Martin Scorsese Explains There's No Time to Direct All the Films He Wants to Make Before He Dies

Martin Scorsese has had quite an incredible filmmaking career, and he has no desire to slow down. There are so many films that Scorsese wants to make, and he is aware that he won’t get to all of them before he passes away.

During an interview with Deadline, the filmmaker was asked if he still has the drive to keep making movies after his next film Killers of the Flower Moon, and he offered his sad perspective on the matter:

"Got to. Got to. Yeah. I wish I could take a break for eight weeks and make a film at the same time [laughs]. The whole world has opened up to me, but it's too late. It's too late."

"I'm old. I read stuff. I see things. I want to tell stories, and there's no more time. Kurosawa, when he got his Oscar, when George [Lucas] and Steven [Spielberg] gave it to him, he said, ‘I'm only now beginning to see the possibility of what cinema could be, and it's too late.’ He was 83. At the time, I said, ‘What does he mean?’ Now I know what he means."

It’s kind of morbid to think about, but now I can’t help but wonder how many of these stories Scorsese will get to tell before he dies. But, I do love that he is going to be doing what he loves as long as he possibly can.

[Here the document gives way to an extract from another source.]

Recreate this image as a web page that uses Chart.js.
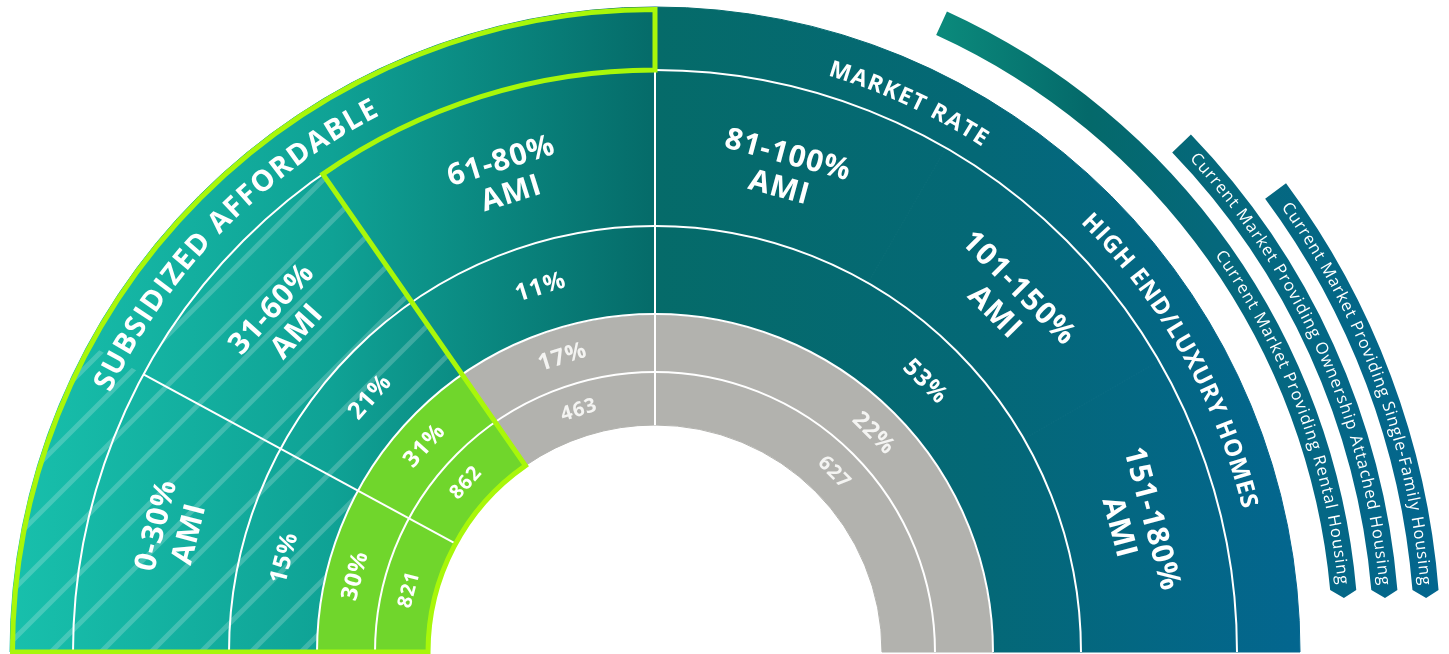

As for his next film, Killers of the Flower Moon, the movie is based on the book of the same name by journalist David Grann. The story “tracks the investigation of serial murders that plagued the Osage Nation during the 1920s after oil was discovered on their land. The murders prompted the newly-formed FBI to investigate.” Leonardo DiCaprio and Lily Gladstone star as married couple Ernest and Mollie Burkhart. The cast also includes Robert De Niro, Jesse Plemons, and Brendan Fraser.

Here’s a description of the story: “At the end of the nineteenth century, the Osage Indians were driven onto a presumed worthless expanse of land in northeastern Oklahoma. But their territory turned out to be atop one of the largest oil deposits in the United States; to obtain that oil, prospectors were required to pay the tribe for leases and royalties. By the 1920s, the members of Osage Nation had become the wealthiest people per capita in the world. And then the Osage began to die under mysterious circumstances.”

The movie will be released in select theaters on Friday, October 6th. It will subsequently be expanded into a wide release on Friday, October 20th.